In most stories about retail these days, private equity is depicted as the bad guy—dooming operators by piling on debt. And not without reason. Buyout firms have been behind many of the industry’s biggest bankruptcies. In fact, 10 of the 14 biggest retail bankruptcies since 2012—as measured by liabilities at the time of Chapter 11 filing—were buyout-backed chains. Topping that list is the $7.9 billion filing, in September, of Toys “R” Us (which Bain owned as part of a consortium that included KKR and Vornado Realty Trust). But the roster of buyout busts includes a host of familiar brands such as another Bain investment, Gymboree ($1.4 billion filing), as well as Sports Authority ($1.5 billion), Payless ShoeSource ($1 billion), and Nine West Holdings ($1.4 billion).
More carnage is on the way. In March, Moody’s said it expected a wave of new retail defaults this year, with a surge in debt maturities coming due in 2019 and 2020 and rates on the rise. The credit rating agency’s current watch list of 18 retailers deemed “distressed”—with a debt rating of Caa1 or worse—includes PE-owned names such as J. Crew, Guitar Center, and Neiman Marcus. The retail reckoning continues.
But as the example of Canada Goose shows, private equity investors can offer retailers a huge boost when things go right. PE firms have helped speed up the evolution of dozens of companies in ways that now seem to be helping them stay competitive in the much-changed, Amazon-disrupted landscape.
The bottom line: When you go to your local shopping center, there’s a good chance that the finance whizzes of private equity have had a hand in the empty spaces left by defunct retailers, as well as in the ones that are surviving and thriving. Here’s how they’re reshaping the mall.
The classic playbook for private equity is to buy a company using an ample dose of borrowed money, then unlock value either by getting more efficient operationally or selling off units, or both. Typically, the PE investors will look to unload the company after three to five years via a public offering (with the proceeds often used to pay down debt) or a sale. The debt involved acts as a lever that boosts returns when things go well, but it can be an albatross when things are going south. The borrowing can also help finance the large management fees and dividends that often represent a big chunk of a buyout firm’s returns.
An unsentimental view of this debt-powered approach is that it merely hastens the demise of chains that are doomed to fail. Such was probably the case for some of the recent retail bankruptcies. “Many of them would have gone out of business anyway,” says Erik Gordon, a professor at the University of Michigan’s business school and faculty adviser to the university’s venture capital fund.
Indeed, the retail fails in recent years have been disproportionately concentrated among mall-based apparel chains, such as Wet Seal, American Apparel, and Aéropostale, in a sector in which few companies are thriving, or retailers that were slow to build an online presence, like Sports Authority or outdoor-gear purveyor Gander Mountain.
The sheer number of struggling retailers linked to private equity today, however, reflects a burst of optimism about retail in the PE industry more than a decade ago.
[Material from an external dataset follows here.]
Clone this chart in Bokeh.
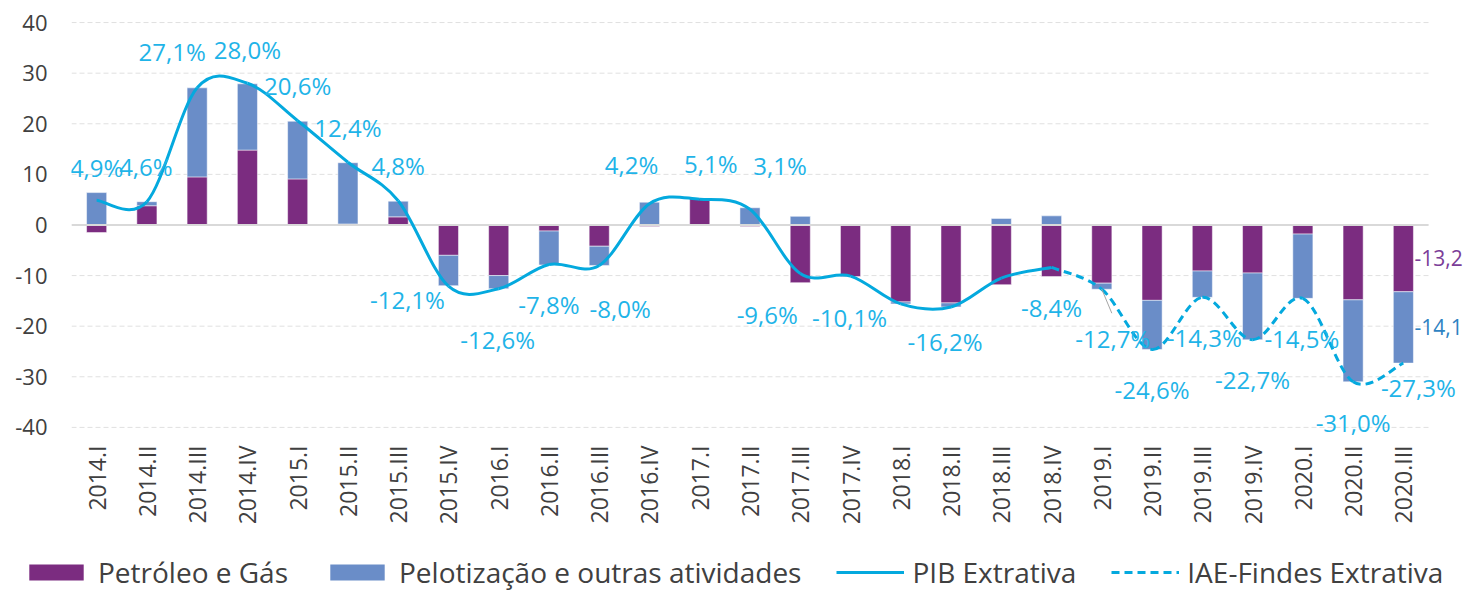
import math
import numpy as np
from bokeh.plotting import figure
from bokeh.layouts import column
from bokeh.models import (ColumnDataSource, FixedTicker, Legend, LegendItem,
                          LabelSet)
from bokeh.core.properties import value
from bokeh.embed import file_html
from bokeh.resources import INLINE

# ---------------- data ----------------
quarters = ["2014.I", "2014.II", "2014.III", "2014.IV",
            "2015.I", "2015.II", "2015.III", "2015.IV",
            "2016.I", "2016.II", "2016.III", "2016.IV",
            "2017.I", "2017.II", "2017.III", "2017.IV",
            "2018.I", "2018.II", "2018.III", "2018.IV",
            "2019.I", "2019.II", "2019.III", "2019.IV",
            "2020.I", "2020.II", "2020.III"]

petroleo_gas = [-1.5, 3.8, 9.5, 14.8, 9.1, 0.2, 1.6, -6.0, -10.0, -1.2, -4.2, -0.3,
                5.3, -0.3, -11.4, -10.2, -15.2, -15.4, -11.8, -10.2,
                -11.5, -14.9, -9.1, -9.5, -1.8, -14.8, -13.2]

pelotizacao = [6.4, 0.8, 17.6, 13.1, 11.4, 12.1, 3.1, -6.0, -2.6, -6.7, -3.8, 4.5,
               -0.2, 3.4, 1.7, 0.1, -0.4, -0.8, 1.3, 1.8,
               -1.2, -9.7, -5.2, -13.2, -12.7, -16.2, -14.1]

# PIB Extrativa: 2014.I .. 2018.IV
pib_extrativa = [4.9, 4.6, 27.1, 28.0, 20.6, 12.4, 4.8, -12.1, -12.6, -7.8, -8.0, 4.2,
                 5.1, 3.1, -9.6, -10.1, -15.6, -16.2, -10.5, -8.4]
pib_start = 0

# IAE-Findes Extrativa: 2018.IV .. 2020.III
iae_findes = [-8.4, -12.7, -24.6, -14.3, -22.7, -14.5, -31.0, -27.3]
iae_start = 19

# which points carry a data label
pib_labeled = [True] * 16 + [False, True, False, True]
iae_labeled = [False] + [True] * 7

y_ticks = [-40, -30, -20, -10, 0, 10, 20, 30, 40]
y_tick_labels = ["-40", "-30", "-20", "-10", "0", "10", "20", "30", "40"]

# ---------------- style ----------------
PURPLE = "#7B2C80"
BLUE = "#6A8DC8"
LINE = "#04A9DE"
LABEL = "#1FB4E8"
TXT = "#404040"
FONT = "Open Sans"

W = 1468
H_MAIN, H_LEG = 552, 40
BL, BT = 71, 17
CAT_PX = 1357 / 27.0          # px per category
Y_PX = 405 / 80.0             # px per unit
X0 = -0.5
Y0, Y1 = -42, 41
FW = W - BL
FH = int(round((Y1 - Y0) * Y_PX))
BB = H_MAIN - BT - FH
X1 = X0 + FW / CAT_PX
N = len(quarters)

# label offsets in screen px (dx right, dy down)
pib_dx = [0, -1, -25, 0, 0, 0, 0, -41, -1, 0, 21, -18, 11, 30, -33, -1, 0, -6, 0, 0]
pib_dy = [-33, -35, -36, -34, -35, -35, -35, 13, 51, 40, 43, -39, -36, -44, 41, 41, 0, 35, 0, 40]
iae_dx = [0, 11, 0, 2, 0, -1, 0, 15]
iae_dy = [0, 49, 40, 40, 40, 40, 41, 24]
LEADER = (10, 24)  # px, leader line for 2019.I label

p = figure(width=W, height=H_MAIN, x_range=(X0, X1), y_range=(Y0, Y1),
           output_backend="svg", toolbar_location=None,
           min_border_left=BL, min_border_right=0,
           min_border_top=BT, min_border_bottom=BB)
p.frame_align = False
p.outline_line_color = None
p.background_fill_color = "white"
p.border_fill_color = "white"
p.xgrid.visible = False
p.ygrid.visible = False

# horizontal gridlines spanning the category area only
p.segment(x0=[X0] * len(y_ticks), x1=[N - 0.5] * len(y_ticks), y0=y_ticks, y1=y_ticks,
          line_color="#E0E0E0", line_width=1, line_dash="5 3")

# axes
p.yaxis.ticker = FixedTicker(ticks=y_ticks)
p.yaxis.major_label_overrides = {t: l for t, l in zip(y_ticks, y_tick_labels)}
p.yaxis.axis_line_color = None
p.yaxis.major_tick_line_color = None
p.yaxis.minor_tick_line_color = None
p.yaxis.major_tick_in = 0
p.yaxis.major_tick_out = 0
p.yaxis.major_label_standoff = 24
p.yaxis.major_label_text_font = FONT
p.yaxis.major_label_text_font_size = "22px"
p.yaxis.major_label_text_color = TXT

xs_all = list(range(N))
p.xaxis.ticker = FixedTicker(ticks=xs_all)
p.xaxis.major_label_overrides = {i: q for i, q in zip(xs_all, quarters)}
p.xaxis.major_label_orientation = math.pi / 2
p.xaxis.axis_line_color = None
p.xaxis.major_tick_line_color = None
p.xaxis.minor_tick_line_color = None
p.xaxis.major_tick_in = 0
p.xaxis.major_tick_out = 0
p.xaxis.major_label_standoff = 8
p.xaxis.major_label_text_font = FONT
p.xaxis.major_label_text_font_size = "23px"
p.xaxis.major_label_text_color = TXT

# stacked bars (positives stack up, negatives stack down)
pa = np.array(petroleo_gas, dtype=float)
qa = np.array(pelotizacao, dtype=float)
xa = np.arange(N, dtype=float)
pur_bot = np.minimum(pa, 0)
pur_top = np.maximum(pa, 0)
base = np.where(qa >= 0, np.maximum(pa, 0), np.minimum(pa, 0))
blu_bot = np.minimum(base, base + qa)
blu_top = np.maximum(base, base + qa)

BAR_W = 0.4
BAR_STYLE = dict(line_color="white", line_alpha=0.5, line_width=1)
p.vbar(x=xa, bottom=pur_bot, top=pur_top, width=BAR_W, fill_color=PURPLE, **BAR_STYLE)
p.vbar(x=xa, bottom=blu_bot, top=blu_top, width=BAR_W, fill_color=BLUE, **BAR_STYLE)

# zero line
p.segment(x0=[X0], x1=[N - 0.5], y0=[0], y1=[0], line_color="#D9D9D9", line_width=2)


def smooth_segments(xs, ys):
    xs = np.asarray(xs, dtype=float)
    ys = np.asarray(ys, dtype=float)
    xp = np.concatenate([[xs[0]], xs, [xs[-1]]])
    yp = np.concatenate([[ys[0]], ys, [ys[-1]]])
    n = len(xs)
    k = np.arange(n - 1)
    P0x, P1x, P2x, P3x = xp[k], xp[k + 1], xp[k + 2], xp[k + 3]
    P0y, P1y, P2y, P3y = yp[k], yp[k + 1], yp[k + 2], yp[k + 3]
    return dict(x0=P1x, y0=P1y, x1=P2x, y1=P2y,
                cx0=P1x + (P2x - P0x) / 6, cy0=P1y + (P2y - P0y) / 6,
                cx1=P2x - (P3x - P1x) / 6, cy1=P2y - (P3y - P1y) / 6)


pib_x = np.arange(pib_start, pib_start + len(pib_extrativa))
iae_x = np.arange(iae_start, iae_start + len(iae_findes))

PIB_STYLE = dict(line_color=LINE, line_width=3)
IAE_STYLE = dict(line_color=LINE, line_width=3, line_dash="8 5")
BEZ = dict(x0="x0", y0="y0", x1="x1", y1="y1", cx0="cx0", cy0="cy0", cx1="cx1", cy1="cy1")
p.bezier(source=ColumnDataSource(smooth_segments(pib_x, pib_extrativa)), **BEZ, **PIB_STYLE)
p.bezier(source=ColumnDataSource(smooth_segments(iae_x, iae_findes)), **BEZ, **IAE_STYLE)


def fmt(v, pct=True):
    s = f"{v:.1f}".replace(".", ",")
    return s + "%" if pct else s


lx, ly, lt, ldx, ldy = [], [], [], [], []
for i, v in enumerate(pib_extrativa):
    if pib_labeled[i]:
        lx.append(pib_x[i]); ly.append(v); lt.append(fmt(v))
        ldx.append(pib_dx[i]); ldy.append(-pib_dy[i])
for i, v in enumerate(iae_findes):
    if iae_labeled[i]:
        lx.append(iae_x[i]); ly.append(v); lt.append(fmt(v))
        ldx.append(iae_dx[i]); ldy.append(-iae_dy[i])

lab_src = ColumnDataSource(dict(x=lx, y=ly, text=lt, dx=ldx, dy=ldy))
p.add_layout(LabelSet(x="x", y="y", text="text", x_offset="dx", y_offset="dy",
                      source=lab_src, text_align="center", text_baseline="middle",
                      text_font=value(FONT), text_font_size="24px", text_color=LABEL))

# leader line for the 2019.I label
li = 1
p.segment(x0=[iae_x[li]], y0=[iae_findes[li]],
          x1=[iae_x[li] + LEADER[0] / CAT_PX], y1=[iae_findes[li] - LEADER[1] / Y_PX],
          line_color="#A6A6A6", line_width=1)

# bar segment labels on the last bar
last = N - 1
bar_lab = ColumnDataSource(dict(
    x=[xa[last], xa[last]],
    y=[(pur_bot[last] + pur_top[last]) / 2, (blu_bot[last] + blu_top[last]) / 2],
    text=[fmt(petroleo_gas[last], False), fmt(pelotizacao[last], False)],
    color=["#7B3D98", "#2E83C2"]))
p.add_layout(LabelSet(x="x", y="y", text="text", source=bar_lab,
                      x_offset=BAR_W / 2 * CAT_PX + 1, text_align="left",
                      text_baseline="middle", text_font=value(FONT),
                      text_font_size="21px", text_color="color"))

# ---------------- legend strip ----------------
pl = figure(width=W, height=H_LEG, x_range=(0, 1), y_range=(0, 1),
            output_backend="svg", toolbar_location=None,
            x_axis_location=None, y_axis_location=None,
            min_border_left=0, min_border_right=0, min_border_top=0, min_border_bottom=0)
pl.frame_align = False
pl.outline_line_color = None
pl.xgrid.visible = False
pl.ygrid.visible = False
# proxy renderers of zero extent: they only lend their style to the legend
l_pur = pl.vbar(x=[0.5], top=[0], bottom=[0], width=0, fill_color=PURPLE, line_color=None)
l_blu = pl.vbar(x=[0.5], top=[0], bottom=[0], width=0, fill_color=BLUE, line_color=None)
l_pib = pl.line(x=[0.5], y=[0.5], **PIB_STYLE)
l_iae = pl.line(x=[0.5], y=[0.5], **IAE_STYLE)

legend = Legend(items=[LegendItem(label="Petróleo e Gás", renderers=[l_pur]),
                       LegendItem(label="Pelotização e outras atividades", renderers=[l_blu]),
                       LegendItem(label="PIB Extrativa", renderers=[l_pib]),
                       LegendItem(label="IAE-Findes Extrativa", renderers=[l_iae])],
                orientation="horizontal", location="left",
                glyph_width=68, glyph_height=20, label_standoff=8, spacing=35,
                padding=0, margin=22, border_line_color=None,
                background_fill_alpha=0, label_text_font=FONT,
                label_text_font_size="28px", label_text_color=TXT,
                label_text_baseline="middle")
pl.add_layout(legend)

layout = column(p, pl, spacing=0)
open("out.html", "w").write(file_html(layout, INLINE))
Between 2006 and 2008—before the global financial crisis tanked the markets and e-commerce hit critical mass—private equity firms sat on record amounts of money pumped in by gigantic investors like pension funds and wealthy individuals. So they went shopping. The rationale was that buyout firms could make a mint by getting retailers leaner—and that soaring real estate prices limited the risk. Chains could always sell well-located stores to raise cash if needed. The result was a historic retail buyout boom: In 2006 and 2007, PE firms made $108 billion worth of acquisitions involving 300 U.S. retailers of various sizes, according to Dealogic. That’s 10 times the dollar value of PE retail acquisitions made in any other two-year period since the 2001 recession. A decade later, the 2016–17 combined deal volume was a mere $13 billion.